WHAT THE EXERCISE ASKS: Set down, word for word, only the lines from the start of the records through the line bearing "import seaborn as sns"; include no pictures.

(A run of records)

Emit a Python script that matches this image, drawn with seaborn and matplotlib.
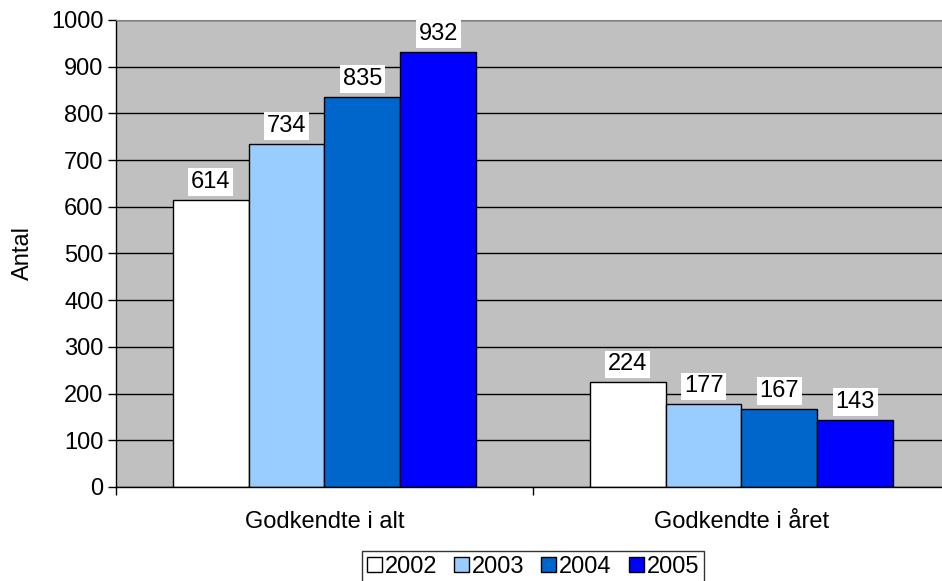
import matplotlib
matplotlib.use("Agg")
from matplotlib import pyplot as plt
import numpy as np
import pandas as pd
import seaborn as sns

# Data
categories = ['Godkendte i alt', 'Godkendte i året']
years = ['2002', '2003', '2004', '2005']
values_total = [614, 734, 835, 932]
values_year = [224, 177, 167, 143]
colors = ['#FFFFFF', '#99CCFF', '#0066CC', '#0000FF']

df = pd.DataFrame({
    'kategori': [categories[0]] * 4 + [categories[1]] * 4,
    'aar': years * 2,
    'antal': values_total + values_year,
})

sns.set_style('white')
plt.rcParams['font.family'] = ['Liberation Sans', 'DejaVu Sans']
plt.rcParams['text.color'] = 'black'
plt.rcParams['axes.labelcolor'] = 'black'
plt.rcParams['xtick.color'] = 'black'
plt.rcParams['ytick.color'] = 'black'
fs = 17

fig = plt.figure(figsize=(9.42, 5.81), dpi=100)
ax = fig.add_axes([0.1231, 0.1618, 0.8854, 0.8038])
ax.set_facecolor('#C0C0C0')

sns.barplot(data=df, x='kategori', y='antal', hue='aar', palette=colors,
            width=0.727, gap=0, edgecolor='black', linewidth=1,
            saturation=1, ax=ax, legend=True)

for cont in ax.containers:
    ax.bar_label(cont, padding=5, fontsize=fs, color='black',
                 bbox=dict(facecolor='white', edgecolor='none', pad=2))

ax.set_ylim(0, 1000)
ax.set_xlim(-0.5, 1.5)
ax.set_yticks(np.arange(0, 1001, 100))
ax.yaxis.grid(True, color='black', linewidth=1)
ax.set_axisbelow(True)

# category boundary ticks
ax.set_xticks([0, 1])
ax.set_xticklabels(categories)
ax.set_xticks([-0.5, 0.5, 1.5], minor=True)
ax.tick_params(axis='x', which='major', length=0, pad=17, labelsize=fs)
ax.tick_params(axis='x', which='minor', length=6, width=1, color='black', direction='out')
ax.tick_params(axis='y', length=6, width=1, color='black', direction='out', labelsize=fs, pad=3)
ax.tick_params(bottom=True, left=True, which='both')

for s in ['left', 'bottom']:
    ax.spines[s].set_color('black')
    ax.spines[s].set_linewidth(1)
ax.spines['top'].set_color('#808080')
ax.spines['right'].set_visible(False)

ax.set_xlabel('')
ax.set_ylabel('Antal', fontsize=fs, labelpad=12)

leg = ax.legend(loc='upper center', bbox_to_anchor=(0.5, -0.137), ncol=4,
                frameon=True, fancybox=False, edgecolor='black', fontsize=fs,
                handlelength=0.63, handleheight=0.63, handletextpad=0.12,
                columnspacing=0.72, borderpad=0.2, borderaxespad=0)
leg.get_frame().set_linewidth(1)

fig.savefig('out.png', dpi=100)
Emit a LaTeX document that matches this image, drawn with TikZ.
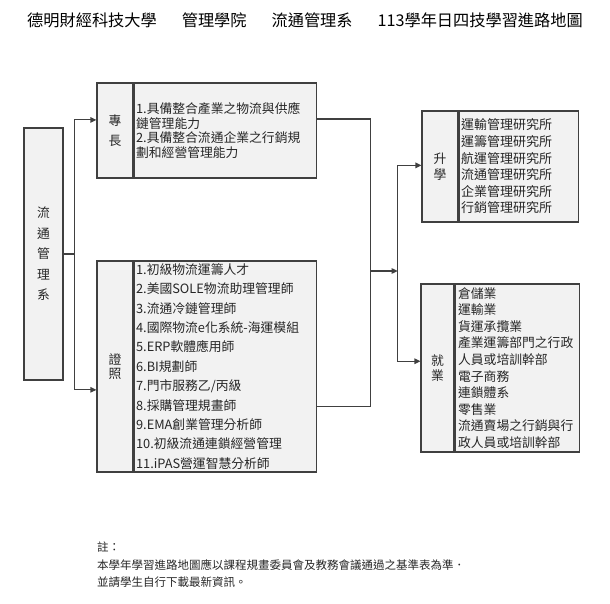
\documentclass[tikz,border=0pt]{standalone}
\usepackage{fontspec}
\setmainfont{Noto Sans CJK TC}
\usepackage{tikz}
\usetikzlibrary{arrows.meta,positioning,calc}
\usepackage{xcolor}
\definecolor{ink}{RGB}{64,64,64}
\definecolor{soft}{RGB}{242,242,242}
\definecolor{txt}{RGB}{38,38,38}
\tikzset{
  title/.style={font=\fontsize{16.2}{18}\selectfont,text=black,inner sep=0pt},
  lab/.style={draw=ink,line width=1.1pt,fill=soft,inner sep=0pt,align=center,text=txt,
    font=\fontsize{12.8}{15}\selectfont},
  body/.style={draw=ink,line width=1.1pt,fill=soft,inner xsep=2pt,inner ysep=0pt,
    align=left,text=txt},
  arr/.style={-{Triangle[length=6pt,width=5.5pt]},line width=1.1pt,ink},
  wire/.style={line width=1.1pt,ink},
  note/.style={font=\fontsize{11.5}{17.5}\selectfont,align=left,text=txt,inner sep=0pt},
}

\begin{document}
\begin{tikzpicture}[x=1pt,y=-1pt]
  \useasboundingbox (0,0) rectangle (610,604);
  \node[title] (ttl) at (305,20) {德明財經科技大學\hspace{25pt}管理學院\hspace{25pt}流通管理系\hspace{25pt}113學年日四技學習進路地圖};

  \node[lab,minimum width=39pt,minimum height=252pt,font=\fontsize{12.8}{20.5}\selectfont] (dept) at (43.5,254) {流\\通\\管\\理\\系};

  \node[lab,minimum width=36pt,minimum height=95pt,font=\fontsize{12.8}{20}\selectfont] (zcL) at (115,130.5) {專\\長};
  \node[body,right=0pt of zcL,minimum height=95pt,text width=178pt,
    font=\fontsize{12.8}{14.8}\selectfont] (zc)
    {1.具備整合產業之物流與供應\\鏈管理能力\\2.具備整合流通企業之行銷規\\劃和經營管理能力};

  \node[lab,minimum width=36pt,minimum height=211pt,font=\fontsize{12.8}{14.5}\selectfont] (zpL) at (115,366.5) {證\\照};
  \node[body,right=0pt of zpL,minimum height=211pt,text width=178pt,
    font=\fontsize{12.8}{19.4}\selectfont] (zp)
    {1.初級物流運籌人才\\2.美國SOLE物流助理管理師\\3.流通冷鏈管理師\\4.國際物流e化系統-海運模組\\
     5.ERP軟體應用師\\6.BI規劃師\\7.門市服務乙/丙級\\8.採購管理規畫師\\9.EMA創業管理分析師\\
     10.初級流通連鎖經營管理\\11.iPAS營運智慧分析師};

  \node[lab,minimum width=36pt,minimum height=111pt,font=\fontsize{12.8}{15.5}\selectfont] (sxL) at (440,166.5) {升\\學};
  \node[body,right=0pt of sxL,minimum height=111pt,text width=115pt,
    font=\fontsize{13}{16.6}\selectfont] (sx)
    {運輸管理研究所\\運籌管理研究所\\航運管理研究所\\流通管理研究所\\企業管理研究所\\行銷管理研究所};

  \node[lab,minimum width=33pt,minimum height=168pt,font=\fontsize{12.8}{14.5}\selectfont] (jyL) at (437.5,368) {就\\業};
  \node[body,right=0pt of jyL,minimum height=168pt,text width=118pt,inner xsep=3pt,
    font=\fontsize{12.8}{16.6}\selectfont] (jy)
    {倉儲業\\運輸業\\貨運承攬業\\產業運籌部門之行政\\人員或培訓幹部\\電子商務\\連鎖體系\\零售業\\
     流通賣場之行銷與行\\政人員或培訓幹部};

  \coordinate (split) at ($(dept.east)+(11,0)$);
  \draw[wire] (dept.east) -- (split);
  \draw[arr] (split) |- ($(zcL.north west)!.39!(zcL.south west)$);
  \draw[arr] (split) |- ($(zpL.north west)!.61!(zpL.south west)$);

  \draw[wire] ($(zc.north east)!.38!(zc.south east)$) -- ++(54,0) coordinate (join)
    |- ($(zp.north east)!.69!(zp.south east)$);
  \coordinate (mid) at (join |- 0,271);
  \coordinate (fork) at ($(mid)+(27,0)$);
  \draw[arr] (mid) -- (fork);
  \draw[arr] (fork) |- ($(sxL.north west)!.49!(sxL.south west)$);
  \draw[arr] (fork) |- ($(jyL.north west)!.46!(jyL.south west)$);

  \node[note,anchor=north west] (nt) at (97,542)
    {註：\\本學年學習進路地圖應以課程規畫委員會及教務會議通過之基準表為準．\\並請學生自行下載最新資訊。};
\end{tikzpicture}
\end{document}
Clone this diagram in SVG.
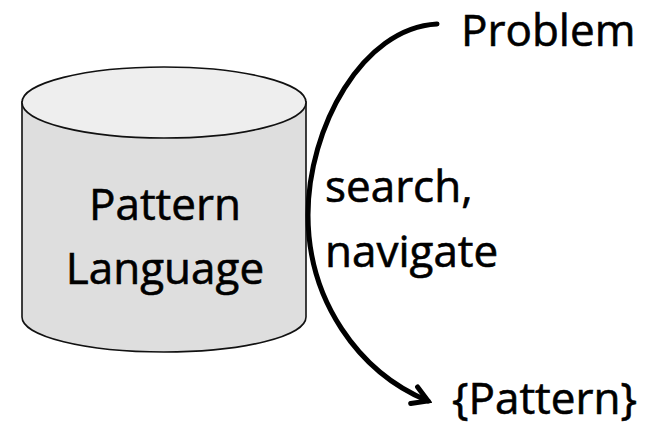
<svg xmlns="http://www.w3.org/2000/svg" width="659" height="432" viewBox="0 0 659 432">
  <style>
    .lbl { font-family: "Open Sans", "Liberation Sans", sans-serif; font-size: 44px; fill: #000; stroke: #000; stroke-width: 0.6; }
    .db-body { fill: #dedede; stroke: #111; stroke-width: 1.6; }
    .db-top { fill: #eeeeee; stroke: #111; stroke-width: 1.6; }
    .flow { fill: none; stroke: #000; stroke-width: 5; stroke-linecap: round; }
  </style>
  <defs>
    <marker id="chevron" markerUnits="userSpaceOnUse" viewBox="-20 -14 24 28" refX="0" refY="0" markerWidth="24" markerHeight="28" orient="auto">
      <path d="M -15 -9 L 0 0 L -15 9" fill="none" stroke="#000" stroke-width="5" stroke-linecap="round" stroke-linejoin="miter"/>
    </marker>
  </defs>
  <rect width="659" height="432" fill="#fff"/>

  <g id="pattern-language">
    <path class="db-body" d="M 22 102 L 22 317 A 142 35 0 0 0 306 317 L 306 102 Z"/>
    <ellipse class="db-top" cx="164" cy="102.5" rx="142" ry="35.5"/>
    <text class="lbl" x="165" y="220" text-anchor="middle">Pattern</text>
    <text class="lbl" x="165" y="284" text-anchor="middle">Language</text>
  </g>

  <g id="problem">
    <text class="lbl" x="461" y="46">Problem</text>
  </g>

  <g id="patterns">
    <text class="lbl" x="452" y="414">{Pattern}</text>
  </g>

  <g id="connectors">
    <path class="flow" d="M 437 24 C 362 28, 308 128, 308 215 C 308 300, 358 372, 428 401" marker-end="url(#chevron)"/>
    <text class="lbl" x="325" y="202">search,</text>
    <text class="lbl" x="325" y="267">navigate</text>
  </g>
</svg>
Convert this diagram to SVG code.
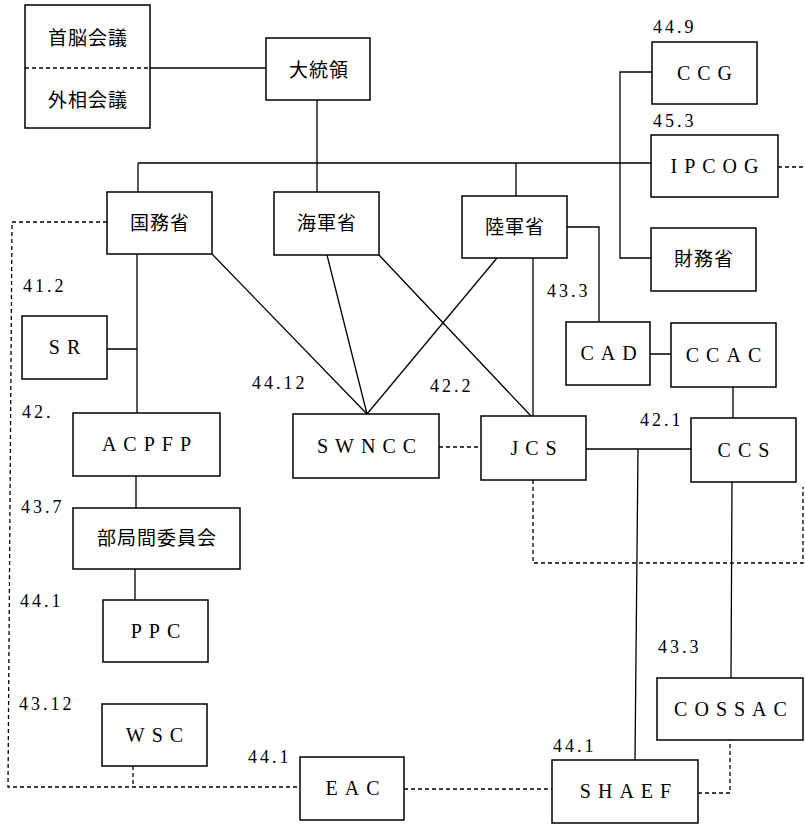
<svg xmlns="http://www.w3.org/2000/svg" width="805" height="825" viewBox="0 0 805 825">
<style>
.box{fill:#fff;stroke:#000;stroke-width:1.5}
.ln{fill:none;stroke:#000;stroke-width:1.3}
.dl{fill:none;stroke:#000;stroke-width:1.3;stroke-dasharray:4 3}
.jp{font-family:"Noto Sans CJK JP","Noto Sans CJK SC",sans-serif;font-size:19px;letter-spacing:1px;text-anchor:middle;fill:#000}
.en{font-family:"Liberation Serif",serif;font-size:20px;letter-spacing:7px;text-anchor:middle;fill:#000}
.num{font-family:"Liberation Serif",serif;font-size:18px;letter-spacing:3px;fill:#000}
</style>
<rect width="805" height="825" fill="#fff"/>
<g id="connectors">
<path class="ln" d="M150 68H266"/>
<path class="ln" d="M317 100V163M138 163H651M138 163V192M317 163V192M516 163V196"/>
<path class="ln" d="M652 72H620V258H651"/>
<path class="ln" d="M567 227H599V322"/>
<path class="ln" d="M533 258V416"/>
<path class="ln" d="M497 258L367 414M212 254L367 414M327 255L367 414M379 255L531 416"/>
<path class="ln" d="M137 254V413M107 349H137"/>
<path class="ln" d="M136 476V508M135 569V600"/>
<path class="ln" d="M650 354H671M733 387V418"/>
<path class="ln" d="M586 449H691M638 449L635 760M732 482L731 678"/>
<path class="dl" d="M778 167H805"/>
<path class="dl" d="M107 222H12L8 787H300M133 766V787"/>
<path class="dl" d="M439 447H481"/>
<path class="dl" d="M533 480V563H803V487"/>
<path class="dl" d="M404 789H552"/>
<path class="dl" d="M698 793H730V740"/>
</g>
<g id="n-summit"><rect class="box" x="25" y="5" width="125" height="123"/><path class="dl" d="M25 68H150"/><text class="jp" x="88" y="45">首脳会議</text><text class="jp" x="88" y="107">外相会議</text></g>
<g id="n-president"><rect class="box" x="266" y="38" width="104" height="62"/><text class="jp" x="319" y="77">大統領</text></g>
<g id="n-state"><rect class="box" x="107" y="192" width="105" height="62"/><text class="jp" x="160" y="230">国務省</text></g>
<g id="n-navy"><rect class="box" x="274" y="192" width="105" height="63"/><text class="jp" x="327" y="230">海軍省</text></g>
<g id="n-army"><rect class="box" x="462" y="196" width="105" height="62"/><text class="jp" x="515" y="234">陸軍省</text></g>
<g id="n-ccg"><rect class="box" x="652" y="42" width="105" height="62"/><text class="en" x="708" y="80">CCG</text></g>
<g id="n-ipcog"><rect class="box" x="651" y="135" width="127" height="62"/><text class="en" x="718" y="173">IPCOG</text></g>
<g id="n-treasury"><rect class="box" x="651" y="228" width="105" height="63"/><text class="jp" x="704" y="266">財務省</text></g>
<g id="n-sr"><rect class="box" x="22" y="316" width="85" height="63"/><text class="en" x="68" y="354">SR</text></g>
<g id="n-cad"><rect class="box" x="566" y="322" width="84" height="63"/><text class="en" x="612" y="360">CAD</text></g>
<g id="n-ccac"><rect class="box" x="671" y="323" width="105" height="64"/><text class="en" x="727" y="362">CCAC</text></g>
<g id="n-acpfp"><rect class="box" x="73" y="413" width="147" height="63"/><text class="en" x="150" y="451">ACPFP</text></g>
<g id="n-swncc"><rect class="box" x="293" y="414" width="146" height="64"/><text class="en" x="370" y="453">SWNCC</text></g>
<g id="n-jcs"><rect class="box" x="481" y="416" width="105" height="64"/><text class="en" x="537" y="455">JCS</text></g>
<g id="n-ccs"><rect class="box" x="691" y="418" width="105" height="64"/><text class="en" x="747" y="457">CCS</text></g>
<g id="n-interdept"><rect class="box" x="73" y="508" width="167" height="61"/><text class="jp" x="157" y="545">部局間委員会</text></g>
<g id="n-ppc"><rect class="box" x="103" y="600" width="105" height="62"/><text class="en" x="159" y="638">PPC</text></g>
<g id="n-wsc"><rect class="box" x="102" y="704" width="105" height="62"/><text class="en" x="158" y="742">WSC</text></g>
<g id="n-eac"><rect class="box" x="300" y="757" width="104" height="63"/><text class="en" x="356" y="795">EAC</text></g>
<g id="n-cossac"><rect class="box" x="657" y="678" width="146" height="62"/><text class="en" x="734" y="716">COSSAC</text></g>
<g id="n-shaef"><rect class="box" x="552" y="760" width="146" height="63"/><text class="en" x="629" y="798">SHAEF</text></g>
<g id="labels">
<text class="num" x="653" y="33">44.9</text>
<text class="num" x="653" y="127">45.3</text>
<text class="num" x="23" y="292">41.2</text>
<text class="num" x="547" y="297">43.3</text>
<text class="num" x="252" y="389">44.12</text>
<text class="num" x="430" y="392">42.2</text>
<text class="num" x="22" y="418">42.</text>
<text class="num" x="640" y="426">42.1</text>
<text class="num" x="21" y="513">43.7</text>
<text class="num" x="20" y="607">44.1</text>
<text class="num" x="658" y="653">43.3</text>
<text class="num" x="19" y="710">43.12</text>
<text class="num" x="248" y="763">44.1</text>
<text class="num" x="553" y="752">44.1</text>
</g>
</svg>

RESPONSE TO THIS EXERCISE:
Emit a Python script that matches this image, drawn with seaborn and matplotlib.
import matplotlib
matplotlib.use("Agg")
from matplotlib import pyplot as plt
import numpy as np
import pandas as pd
import seaborn as sns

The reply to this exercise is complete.